I was immediately fascinated with my cousin, Chin Chun. He looked cute, wore colours that I was unused to seeing on a shirt and laughed a lot. He ran and jumped a lot too, mostly from sofa to sofa, and to slam against a grandfather clock in the living room. The clock would chime and jingle each time its internal mechanics got jangled - and it would get jangled about half a dozen times each day by that rascal as I would later observe - but at that time I wondered who this other shortie was.

I stayed there for what felt like a long while, knowing air-conditioning for the first time, kiddy bedroom antics, the bidet, nutella on bread, french toast, Mandarin, and this man whom my aunt cautioned me to "not tell whose child I was". This man was - is - my uncle. Husband to my beautiful aunt, the wealthiest man in the family.

And this was when it all began...


---

*I don't know how the Portuguese pronounced Catholic neither.

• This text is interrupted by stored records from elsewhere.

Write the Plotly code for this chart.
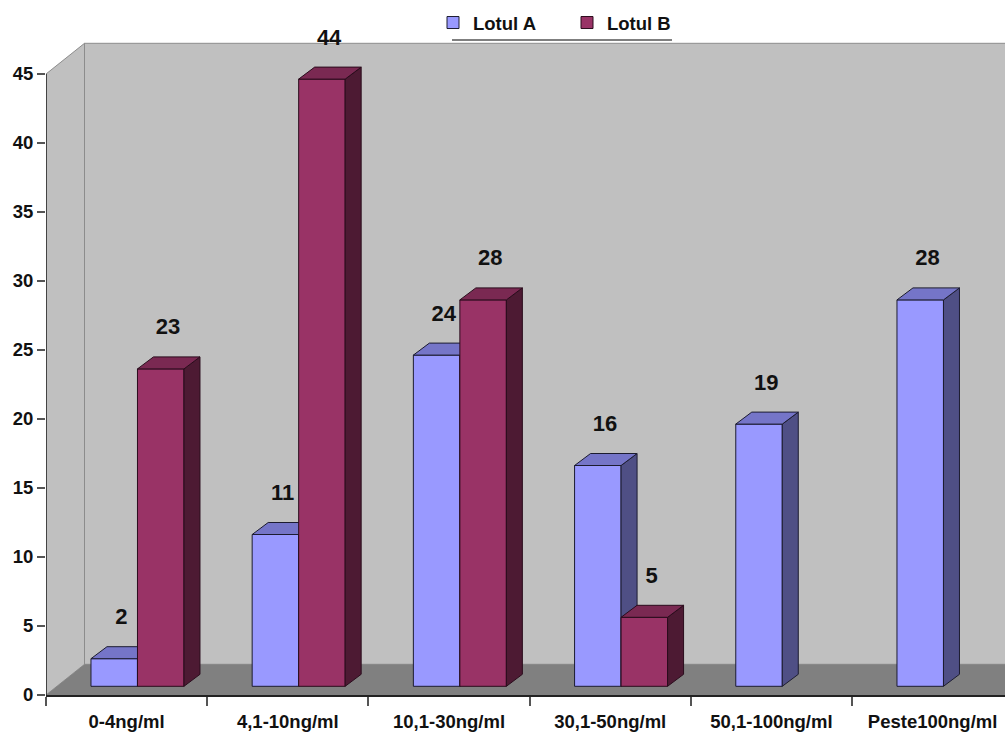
import plotly.graph_objects as go

categories = ["0-4ng/ml", "4,1-10ng/ml", "10,1-30ng/ml", "30,1-50ng/ml", "50,1-100ng/ml", "Peste100ng/ml"]
lot_a = [2, 11, 24, 16, 19, 28]
lot_b = [23, 44, 28, 5, None, None]
y_ticks = [0, 5, 10, 15, 20, 25, 30, 35, 40, 45]

FONT = "Liberation Sans"
INK = "#111111"

# Pixel scale of the plot, used to express the oblique projection in axis units
CAT_PX = 161.2
UNIT_PX = 13.8
PLOT_W = 959
PLOT_H = 695
X_RANGE = [-0.5, -0.5 + PLOT_W / CAT_PX]
Y_RANGE = [0, PLOT_H / UNIT_PX]

# Oblique depth of the bars and of the chart box
BAR_DX = 16 / CAT_PX
BAR_DY = 12 / UNIT_PX
BOX_DX = 38.5 / CAT_PX
BOX_DY = 30.7 / UNIT_PX
BAR_BASE = 8.7 / UNIT_PX
BAR_W = 46.5 / CAT_PX
OFFSET_A = -0.221
OFFSET_B = OFFSET_A + BAR_W
LABEL_GAP = 2.9


def faces(values, offset):
    """Outline the side and top faces of each bar from its value."""
    side_x, side_y, top_x, top_y = [], [], [], []
    for i, v in enumerate(values):
        if v is None:
            continue
        left = i + offset
        right = left + BAR_W
        top = BAR_BASE + v
        side_x += [right, right + BAR_DX, right + BAR_DX, right, right, None]
        side_y += [BAR_BASE, BAR_BASE + BAR_DY, top + BAR_DY, top, BAR_BASE, None]
        top_x += [left, left + BAR_DX, right + BAR_DX, right, left, None]
        top_y += [top, top + BAR_DY, top + BAR_DY, top, top, None]
    return side_x, side_y, top_x, top_y


def add_series(fig, name, values, offset, front, top_col, side_col, edge, xa, ya):
    fig.add_trace(go.Bar(
        x=list(range(len(values))), y=values, base=BAR_BASE, name=name,
        width=BAR_W, offset=offset,
        marker=dict(color=front, line=dict(color=edge, width=1)),
        xaxis=xa, yaxis=ya,
    ))
    side_x, side_y, top_x, top_y = faces(values, offset)
    for xs, ys, col in ((side_x, side_y, side_col), (top_x, top_y, top_col)):
        fig.add_trace(go.Scatter(
            x=xs, y=ys, mode="lines", fill="toself", fillcolor=col,
            line=dict(color=edge, width=1), showlegend=False, hoverinfo="skip",
            cliponaxis=False, xaxis=xa, yaxis=ya,
        ))


fig = go.Figure()

# Series B lives on an overlaying subplot so its bars cover the faces of series A
add_series(fig, "Lotul A", lot_a, OFFSET_A, "#9999FF", "#7575C8", "#4F4F85", "#1c1c30", "x", "y")
add_series(fig, "Lotul B", lot_b, OFFSET_B, "#993366", "#7A2952", "#4D1A33", "#2a0c1c", "x2", "y2")

# Value axis line stops at the last tick
fig.add_trace(go.Scatter(
    x=[X_RANGE[0], X_RANGE[0]], y=[0, y_ticks[-1]], mode="lines",
    line=dict(color="#222222", width=1.5), showlegend=False, hoverinfo="skip", cliponaxis=False,
))

# Value labels above the bars
for values, offset in ((lot_a, OFFSET_A), (lot_b, OFFSET_B)):
    shown = [(i, v) for i, v in enumerate(values) if v is not None]
    fig.add_trace(go.Scatter(
        x=[i + offset + BAR_W / 2 + BAR_DX / 2 - 0.005 for i, _ in shown],
        y=[BAR_BASE + v + LABEL_GAP for _, v in shown],
        text=[str(v) for _, v in shown],
        mode="text", textposition="middle center",
        textfont=dict(family=FONT, size=22, color=INK, weight="bold"),
        showlegend=False, hoverinfo="skip", cliponaxis=False,
        xaxis="x2", yaxis="y2",
    ))

# Chart box: back wall, side wall and floor
box_shapes = [
    dict(type="path", layer="below", xref="x", yref="y",
         path=f"M {X_RANGE[0]+BOX_DX} {BOX_DY} L {X_RANGE[1]+1} {BOX_DY} "
              f"L {X_RANGE[1]+1} {y_ticks[-1]+BOX_DY} L {X_RANGE[0]+BOX_DX} {y_ticks[-1]+BOX_DY} Z",
         fillcolor="#C0C0C0", line=dict(color="#8c8c8c", width=1)),
    dict(type="path", layer="below", xref="x", yref="y",
         path=f"M {X_RANGE[0]} 0 L {X_RANGE[0]+BOX_DX} {BOX_DY} "
              f"L {X_RANGE[0]+BOX_DX} {y_ticks[-1]+BOX_DY} L {X_RANGE[0]} {y_ticks[-1]} Z",
         fillcolor="#C0C0C0", line=dict(color="#8c8c8c", width=1)),
    dict(type="path", layer="below", xref="x", yref="y",
         path=f"M {X_RANGE[0]} 0 L {X_RANGE[1]+1} 0 L {X_RANGE[1]+1} {BOX_DY} "
              f"L {X_RANGE[0]+BOX_DX} {BOX_DY} Z",
         fillcolor="#808080", line=dict(width=0)),
    # Rule under the legend
    dict(type="line", xref="paper", yref="paper",
         x0=(452 - 46) / PLOT_W, x1=(672 - 46) / PLOT_W,
         y0=(695 - 40) / PLOT_H, y1=(695 - 40) / PLOT_H,
         line=dict(color="#555555", width=1.5)),
]

fig.update_layout(
    width=1005, height=732,
    margin=dict(l=46, r=0, t=0, b=37),
    paper_bgcolor="white", plot_bgcolor="white",
    barmode="overlay",
    shapes=box_shapes,
    showlegend=True,
    legend=dict(
        orientation="h", x=(433 - 46) / PLOT_W, y=(695 - 4) / PLOT_H,
        xanchor="left", yanchor="top",
        entrywidth=89, entrywidthmode="pixels",
        bgcolor="rgba(0,0,0,0)", traceorder="normal",
        font=dict(family=FONT, size=18.5, color=INK, weight="bold"),
    ),
    xaxis=dict(
        automargin=False,
        range=X_RANGE, tickmode="array", tickvals=list(range(len(categories))), ticktext=categories,
        showgrid=False, zeroline=False, showline=True, linecolor="#222222", linewidth=1.5,
        ticks="outside", ticklen=0, tickcolor="rgba(0,0,0,0)", ticklabelstandoff=9,
        tickfont=dict(family=FONT, size=18.5, color=INK, weight="bold"),
        minor=dict(tickmode="array", tickvals=[i - 0.5 for i in range(len(categories) + 1)],
                   ticks="outside", ticklen=9, tickcolor="#555555", tickwidth=1.5, showgrid=False),
    ),
    yaxis=dict(
        automargin=False,
        range=Y_RANGE, tickmode="array", tickvals=y_ticks,
        showgrid=False, zeroline=False, showline=False,
        ticks="outside", ticklen=8, tickcolor="#555555", tickwidth=1.5,
        tickfont=dict(family=FONT, size=18.5, color=INK, weight="bold"),
    ),
    xaxis2=dict(range=X_RANGE, overlaying="x", visible=False, anchor="y2"),
    yaxis2=dict(range=Y_RANGE, overlaying="y", visible=False, anchor="x2"),
)

fig.write_html("out.html")
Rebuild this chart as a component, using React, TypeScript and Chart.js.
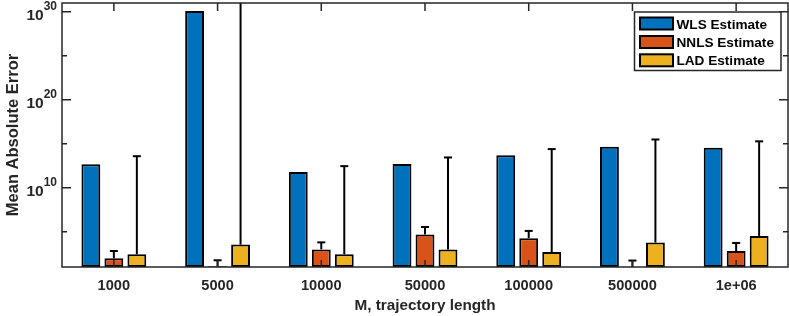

*Later that evening, my mother told me when I was much older, that my father, in his continued rage, picked up a sleeping me and almost rammed me against the window grille. The only thing I recalled after some effort when she recounted the incident was the fear I felt when I was in his arms then. And the sight of her picking up the pieces after he wrecked dinner and stormed out. She was physically unhurt.